If the ALJ determines that the criteria for a dismissal are present, the ALJ will follow the instructions in HALLEX I-2-4-37. However, when the case was remanded by the court under sentence six of sections 205(g) and 1631(c) of the Social Security Act, an ALJ may not dismiss the request for hearing even when the usual dismissal criteria are present. Rather, the ALJ will issue a decision. See HALLEX I-2-4-37.

B. Hearing Office Action

1. Initial Review of the Order and Assignment of Case

Hearing offices will identify court remands through the Case Processing and Management System (CPMS). Hearing offices must give priority attention to court remand cases, with time-limited court remands receiving the highest priority. For priority and assignment of court remand cases, see HALLEX I-2-1-55. Each Office of Disability Adjudication and Review (ODAR) regional office will track the status of court remand cases and work with the hearing office when issues arise, such as when a claimant intends to file a motion to hold the Commissioner in contempt of court.


If the claim(s) file is paper and the hearing office does not receive the paper file with the remand order, see HALLEX I-2-1-11.

When a hearing office receives a time-limited or delayed court remand case, the hearing office director (HOD), group supervisor (GS), or other designee will immediately:

  • Review the order;

  • Obtain any missing documents as quickly as possible (e.g., additional evidence that was the basis for the remand, a magistrate's report, or documents from the claimant, representative, or the Office of the General Counsel (OGC));

  • Estimate whether the hearing office can process the case within the court's established time limit, and if not, contact OGC about requesting an extension of time (see NOTE 2 below);

  • Designate the priority of the case; and

  • Prepare an analysis of the court order, the AC order, and the facts of the case within 2 working days of receipt. (The analysis will specifically note the actions mandated by the court or AC, any issues such as a pending motion for contempt of court, or any special circumstances that require special handling such as travel to a remote site).

The HOD, GS, or designee will provide the analysis and claim(s) file to the Hearing Office Chief Administrative Law Judge for immediate assignment to an ALJ.


Usually, the Office of Appellate Operations (OAO) Court Case Preparation and Review Branch (CCPRB) will request an extension of time if the court-imposed time limit has expired or will expire within 14 days of remanding a case to an ALJ. However, if the CCPRB did not request an extension, the HOD, GS, or designee, acting on behalf of the ALJ, must notify OGC that the ALJ needs an extension.
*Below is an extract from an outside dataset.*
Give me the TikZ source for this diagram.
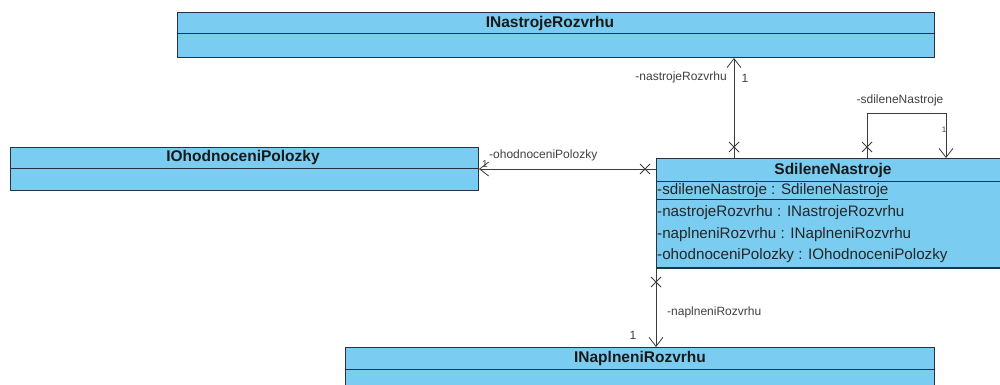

In all other court-imposed time-limited cases, the HOD, GS, or designee must request any extension as soon as the need is apparent, but at least 14 days before the due date specified in the court's remand order. Whenever an extension is requested, the HOD, GS, or designee must inform the ALJ assigned to the case and the ODAR regional office of the request.
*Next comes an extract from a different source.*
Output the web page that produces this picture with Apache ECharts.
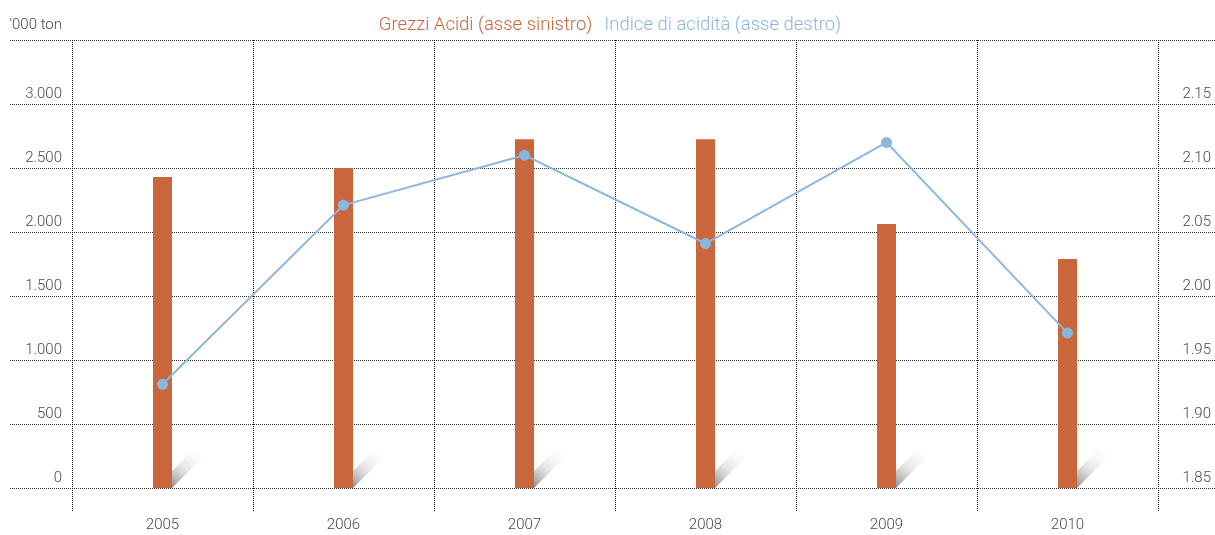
<!DOCTYPE html>
<html>
<head>
<meta charset="utf-8">
<script src="https://cdn.jsdelivr.net/npm/echarts@6/dist/echarts.min.js"></script>
<style>
  html, body { margin: 0; padding: 0; background: #fff; }
  #chart { width: 1215px; height: 535px; }
</style>
</head>
<body>
<div id="chart"></div>
<script>
const years = ['2005', '2006', '2007', '2008', '2009', '2010'];
const grezziAcidi = [2430, 2500, 2725, 2725, 2062, 1790];
const indiceAcidita = [1.931, 2.071, 2.110, 2.041, 2.120, 1.971];
const leftTicks = [0, 3500, 500];
const rightTicks = [1.85, 2.20, 0.05];

const FONT = 'Roboto';
const ORANGE = '#c9663c';
const BLUE = '#8ab6e0';
const GREY = '#4a4a4a';

const thousands = v => String(v).replace(/\B(?=(\d{3})+(?!\d))/g, '.');

const chart = echarts.init(document.getElementById('chart'));

// decorative shadow at the foot of every bar
const renderShadow = (params, api) => {
    const p = api.coord([api.value(0), 0]);
    const r = p[0] + 9.5;
    const b = p[1];
    return {
        type: 'polygon',
        shape: { points: [[r, b], [r, b - 17], [r + 25, b - 42], [r + 31, b - 31]] },
        style: {
            fill: new echarts.graphic.LinearGradient(0, 1, 1, 0, [
                { offset: 0, color: 'rgba(120,120,120,0.85)' },
                { offset: 0.45, color: 'rgba(200,200,200,0.45)' },
                { offset: 1, color: 'rgba(255,255,255,0)' }
            ])
        },
        silent: true
    };
};

chart.setOption({
    animation: false,
    textStyle: { fontFamily: FONT, fontWeight: 300 },
    legend: {
        top: 11,
        left: 'center',
        icon: 'none',
        itemWidth: 0,
        itemGap: 7,
        textStyle: { fontSize: 18.5, fontFamily: FONT, fontWeight: 300 },
        data: [
            { name: 'Grezzi Acidi (asse sinistro)', textStyle: { color: ORANGE } },
            { name: 'Indice di acidità (asse destro)', textStyle: { color: BLUE } }
        ]
    },
    grid: [
        { left: 72, right: 57, top: 40, bottom: 47 },
        { left: 10, right: 0, top: 40, bottom: 47 }
    ],
    xAxis: [
        {
            type: 'category',
            data: years,
            gridIndex: 0,
            axisLine: { show: false },
            axisTick: { show: true, length: 24, lineStyle: { color: '#111', type: 'dotted' } },
            splitLine: { show: true, lineStyle: { color: '#111', type: 'dotted' } },
            axisLabel: { color: GREY, fontSize: 15, margin: 30, fontFamily: FONT, fontWeight: 300 }
        },
        { type: 'value', gridIndex: 1, show: false, min: 0, max: 1 }
    ],
    yAxis: [
        {
            type: 'value',
            gridIndex: 0,
            min: leftTicks[0], max: leftTicks[1], interval: leftTicks[2],
            name: "'000 ton",
            nameLocation: 'end',
            nameGap: 7,
            nameTextStyle: { color: GREY, fontSize: 15, align: 'right', padding: [0, 10, 0, 0], fontFamily: FONT, fontWeight: 300 },
            axisLine: { show: false },
            axisTick: { show: false },
            splitLine: { show: false },
            axisLabel: {
                color: GREY, fontSize: 15, margin: 10, verticalAlign: 'bottom', padding: [0, 0, 2, 0],
                fontFamily: FONT, fontWeight: 300,
                formatter: v => v >= leftTicks[1] ? '' : thousands(v)
            }
        },
        {
            type: 'value',
            gridIndex: 0,
            position: 'right',
            min: rightTicks[0], max: rightTicks[1], interval: rightTicks[2],
            axisLine: { show: false },
            axisTick: { show: false },
            splitLine: { show: false },
            axisLabel: {
                color: GREY, fontSize: 15, margin: 53, align: 'right', verticalAlign: 'bottom', padding: [0, 0, 2, 0],
                fontFamily: FONT, fontWeight: 300,
                formatter: v => v > rightTicks[1] - 0.01 ? '' : v.toFixed(2)
            }
        },
        {
            type: 'value',
            gridIndex: 1,
            min: leftTicks[0], max: leftTicks[1], interval: leftTicks[2],
            axisLine: { show: false },
            axisTick: { show: false },
            axisLabel: { show: false },
            splitLine: { show: true, lineStyle: { color: '#333', type: 'dotted' } }
        }
    ],
    series: [
        {
            name: 'Grezzi Acidi (asse sinistro)',
            type: 'bar',
            data: grezziAcidi,
            barWidth: 19,
            yAxisIndex: 0,
            itemStyle: { color: ORANGE },
            z: 3
        },
        {
            name: 'shadow',
            type: 'custom',
            data: years.map((y, i) => [i, 0]),
            renderItem: renderShadow,
            yAxisIndex: 0,
            z: 1
        },
        {
            name: 'Indice di acidità (asse destro)',
            type: 'line',
            data: indiceAcidita,
            yAxisIndex: 1,
            symbol: 'circle',
            symbolSize: 11,
            lineStyle: { color: BLUE, width: 2 },
            itemStyle: { color: BLUE },
            z: 4
        }
    ]
});
</script>
</body>
</html>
2. Actions After a Case Is Assigned

On the notice of hearing, the ALJ will:

  • Identify and enter the issue(s) raised in the court remand order and the AC remand order; and

  • Enter any new issues not raised in either the court remand order or AC remand order.

When drafting the decision, the ALJ will follow usual procedures, but will specifically address issues relating to the court and AC remand directives.

If the claim(s) file is paper and the ALJ issues:

  • A partially favorable decision, the hearing office will ask the effectuating component to forward the claim(s) file to OAO after the decision is effectuated;

  • A fully favorable decision, the hearing office will send a copy of the fully favorable decision to the appropriate OGC office; or

  • An unfavorable decision, the hearing office will send the file to OAO.

C. Representative Fees

See HALLEX I-1-2-6 for the delegation of authority to authorize fees and HALLEX I-1-2 generally for information on processing representative fees. When evaluating a fee authorization, an ALJ must remember that he or she is only authorized to approve a fee for services before the agency. See HALLEX I-1-2-5.

In some instances, OGC may request a copy of the fee authorized to a representative for administrative services. When requested, hearing office staff will provide a copy to OGC as quickly as possible.